(Figure scripts)
────────────────────────────────────────

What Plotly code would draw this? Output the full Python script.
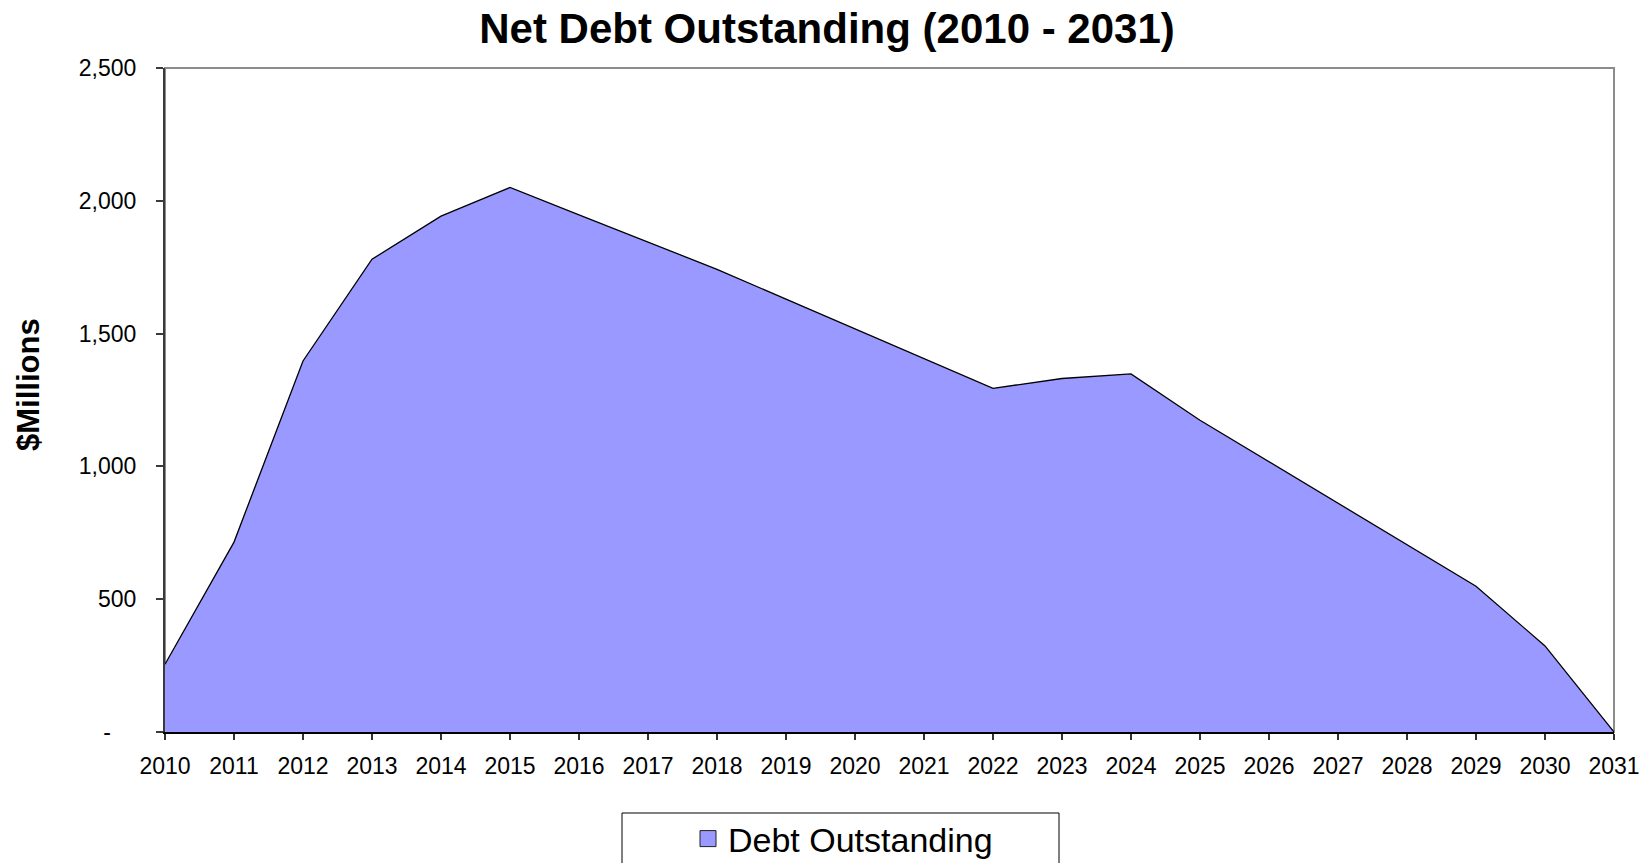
import plotly.graph_objects as go

years = list(range(2010, 2032))
debt_outstanding = [255, 715, 1397, 1780, 1942, 2050, 1947, 1845, 1742, 1630, 1518,
                    1406, 1294, 1331, 1348, 1174, 1018, 862, 705, 549, 324, 0]

y_tickvals = [0, 500, 1000, 1500, 2000, 2500]
y_ticktext = ["-\u00a0\u00a0\u00a0\u00a0", "500", "1,000", "1,500", "2,000", "2,500"]
x_tickvals = years
x_ticktext = [str(y) for y in years]

series_name = "Debt Outstanding"
title_text = "<b>Net Debt Outstanding (2010 - 2031)</b>"
y_title = "<b>$Millions</b>"

FILL = "#9999FF"
FONT = "Liberation Sans, Arial, sans-serif"

W, H = 1650, 863
L, R, T, B = 165, 36, 68, 131
PW, PH = W - L - R, H - T - B


def px(xp):
    return (xp - L) / PW


def py(yp):
    return (H - B - yp) / PH


fig = go.Figure()
fig.add_trace(go.Scatter(
    x=years, y=debt_outstanding, mode="lines", fill="tozeroy",
    fillcolor=FILL, line=dict(color="black", width=1.3),
    showlegend=False, hoverinfo="skip",
))
fig.add_trace(go.Scatter(
    x=[None], y=[None], mode="markers", name=series_name,
    marker=dict(symbol="square", size=21, color=FILL,
                line=dict(color="#222222", width=1)),
    showlegend=True,
))

fig.update_layout(
    width=W, height=H,
    margin=dict(l=L, r=R, t=T, b=B, autoexpand=False),
    paper_bgcolor="white", plot_bgcolor="white",
    font=dict(family=FONT, color="black", size=23),
    title=dict(text=title_text, x=827 / W, xanchor="center",
               y=1 - 28 / H, yanchor="middle", yref="container",
               font=dict(size=42, family=FONT, color="black")),
    showlegend=True,
    legend=dict(orientation="h", x=px(843), xanchor="center",
                y=py(839), yanchor="middle",
                font=dict(size=34, family=FONT, color="black"),
                bgcolor="rgba(0,0,0,0)", borderwidth=0),
    shapes=[
        dict(type="rect", xref="paper", yref="paper", x0=0, x1=1, y0=0, y1=1,
             line=dict(color="#8c8c8c", width=2), layer="below"),
        dict(type="rect", xref="paper", yref="paper",
             x0=px(622), x1=px(1059), y0=py(813), y1=py(900),
             line=dict(color="black", width=1), fillcolor="rgba(0,0,0,0)",
             layer="below"),
    ],
    annotations=[
        dict(text=y_title, xref="paper", yref="paper", x=px(28), y=py(385),
             xanchor="center", yanchor="middle", textangle=-90, showarrow=False,
             font=dict(size=31, family=FONT, color="black")),
    ],
)

fig.update_xaxes(
    range=[2010, 2031], tickvals=x_tickvals, ticktext=x_ticktext,
    showgrid=False, zeroline=False, showline=True, linecolor="black", linewidth=2,
    ticks="outside", ticklen=6, tickcolor="#333333", tickwidth=1.5,
    tickfont=dict(size=23, family=FONT, color="black"), ticklabelstandoff=6,
    fixedrange=True,
)
fig.update_yaxes(
    range=[0, 2500], tickvals=y_tickvals, ticktext=y_ticktext,
    showgrid=False, zeroline=False, showline=True, linecolor="#3a3a3a", linewidth=2,
    ticks="outside", ticklen=7, tickcolor="#3a3a3a", tickwidth=1.5,
    tickfont=dict(size=23, family=FONT, color="black"), ticklabelstandoff=15,
    fixedrange=True,
)

fig.write_html("out.html", config={"displayModeBar": False})
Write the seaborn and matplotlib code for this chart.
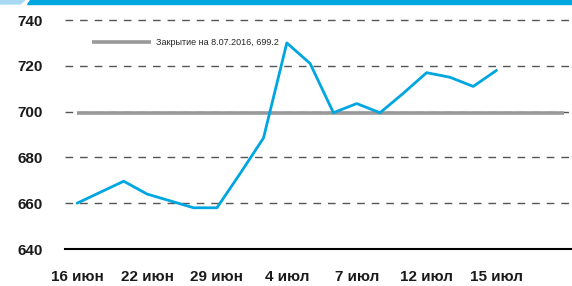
import numpy as np
import pandas as pd
import matplotlib
matplotlib.use("Agg")
import matplotlib.pyplot as plt
import seaborn as sns
from matplotlib.patches import Polygon

# Data (one point per trading day)
day_idx = list(range(19))
prices = [660, 664.8, 669.6, 664, 661, 658, 658, 673, 688.5, 730,
          721, 699.5, 703.5, 699.5, 708, 717, 715, 711, 718]
tick_pos = [0, 3, 6, 9, 12, 15, 18]
tick_labels = ["16 июн", "22 июн", "29 июн", "4 июл", "7 июл", "12 июл", "15 июл"]
close_value = 699.2
close_label = "Закрытие на 8.07.2016, 699.2"
y_ticks = [640, 660, 680, 700, 720, 740]

df = pd.DataFrame({"day": day_idx, "price": prices})

sns.set_style("white")
plt.rcParams['font.family'] = ['Liberation Sans', 'DejaVu Sans']

fig = plt.figure(figsize=(5.72, 2.86), dpi=100)
ax = fig.add_axes([65 / 572, 1 - 249 / 286, 1 - 65 / 572, (249 - 20) / 286])

# top decorative bar
fig.patches.append(Polygon([[0, 1], [25 / 572, 1], [20 / 572, 1 - 4 / 286], [0, 1 - 4 / 286]],
                           closed=True, transform=fig.transFigure, color="#a9d9f2", zorder=5))
fig.patches.append(Polygon([[30 / 572, 1], [1, 1], [1, 1 - 4 / 286], [27 / 572, 1 - 4 / 286]],
                           closed=True, transform=fig.transFigure, color="#00a6e0", zorder=5))

# dashed grid
for v in y_ticks[1:]:
    ax.axhline(v, color="#555555", lw=1.0, ls=(0, (5.5, 5)), zorder=1, clip_on=False)

# closing level
ax.plot([0, 20.9], [close_value, close_value], color="#999999", lw=2.6, zorder=2,
        solid_capstyle="butt")

sns.lineplot(data=df, x="day", y="price", ax=ax, color="#00a6e0", lw=2.0, zorder=3)

# legend drawn by hand
ax.plot([0.65, 3.15], [730.3, 730.3], color="#999999", lw=2.6, solid_capstyle="butt")
ax.text(3.4, 730.3, close_label, fontsize=6.5, va="center", ha="left",
        family=['Liberation Sans Narrow', 'Liberation Sans', 'DejaVu Sans'])

ax.set_xlim(-0.52, 21.24)
ax.set_ylim(640, 740)
ax.set_yticks(y_ticks)
ax.set_xticks(tick_pos)
ax.set_xticklabels(tick_labels)
ax.set_xlabel("")
ax.set_ylabel("")
ax.tick_params(axis="both", length=0, labelsize=11)
ax.tick_params(axis="y", pad=16)
ax.tick_params(axis="x", pad=15)
for lbl in ax.get_xticklabels() + ax.get_yticklabels():
    lbl.set_fontweight("bold")
    lbl.set_color("#1a1a1a")

for s in ["top", "right", "left"]:
    ax.spines[s].set_visible(False)
ax.spines["bottom"].set_color("black")
ax.spines["bottom"].set_linewidth(1.5)

fig.savefig("out.png", dpi=100)
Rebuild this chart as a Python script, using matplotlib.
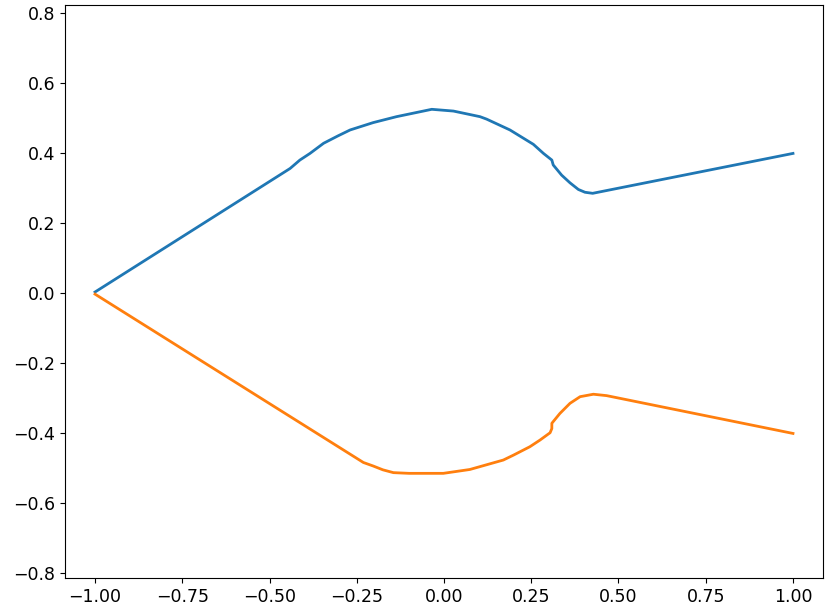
import matplotlib.pyplot as plt

# upper curve (blue)
upper_x = [-1.0, -0.441, -0.413, -0.384, -0.345, -0.304, -0.269, -0.203, -0.136,
           -0.035, 0.027, 0.103, 0.122, 0.189, 0.256, 0.285, 0.309, 0.313,
           0.337, 0.361, 0.385, 0.404, 0.426, 1.0]
upper_y = [0.003, 0.356, 0.38, 0.399, 0.428, 0.449, 0.466, 0.487, 0.504,
           0.525, 0.52, 0.504, 0.497, 0.466, 0.425, 0.399, 0.38, 0.366,
           0.337, 0.315, 0.296, 0.288, 0.285, 0.399]

# lower curve (orange)
lower_x = [-1.0, -0.231, -0.203, -0.175, -0.145, -0.1, -0.059, -0.002, 0.074,
           0.17, 0.199, 0.246, 0.275, 0.304, 0.309, 0.309, 0.332, 0.361,
           0.39, 0.428, 0.466, 1.0]
lower_y = [-0.003, -0.484, -0.494, -0.505, -0.513, -0.515, -0.515, -0.515,
           -0.504, -0.477, -0.463, -0.439, -0.42, -0.399, -0.387, -0.372,
           -0.344, -0.315, -0.296, -0.289, -0.293, -0.401]

plt.rcParams['font.size'] = 12.5

fig, ax = plt.subplots(figsize=(8.31, 6.15), dpi=100)
fig.subplots_adjust(left=65 / 831, right=823 / 831, top=1 - 5 / 615, bottom=1 - 578 / 615)

ax.plot(upper_x, upper_y, color='#1f77b4', linewidth=2)
ax.plot(lower_x, lower_y, color='#ff7f0e', linewidth=2)

ax.set_xlim(-1.086, 1.086)
ax.set_ylim(-0.814, 0.823)
ax.set_xticks([-1.0, -0.75, -0.5, -0.25, 0.0, 0.25, 0.5, 0.75, 1.0])
ax.set_yticks([-0.8, -0.6, -0.4, -0.2, 0.0, 0.2, 0.4, 0.6, 0.8])
ax.set_xticklabels([f'{v:.2f}'.replace('-', '\u2212') for v in ax.get_xticks()])
ax.set_yticklabels([f'{v:.1f}'.replace('-', '\u2212') for v in ax.get_yticks()])

fig.savefig('out.png')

────────────────────────────────────────

WHAT TO PRODUCE: Repeat the lines above, starting at the first and stopping after the line that holds "x_ticktext = [str(y) for y in years]", with the pictures left out.

REPLY:
What Plotly code would draw this? Output the full Python script.
import plotly.graph_objects as go

years = list(range(2010, 2032))
debt_outstanding = [255, 715, 1397, 1780, 1942, 2050, 1947, 1845, 1742, 1630, 1518,
                    1406, 1294, 1331, 1348, 1174, 1018, 862, 705, 549, 324, 0]

y_tickvals = [0, 500, 1000, 1500, 2000, 2500]
y_ticktext = ["-\u00a0\u00a0\u00a0\u00a0", "500", "1,000", "1,500", "2,000", "2,500"]
x_tickvals = years
x_ticktext = [str(y) for y in years]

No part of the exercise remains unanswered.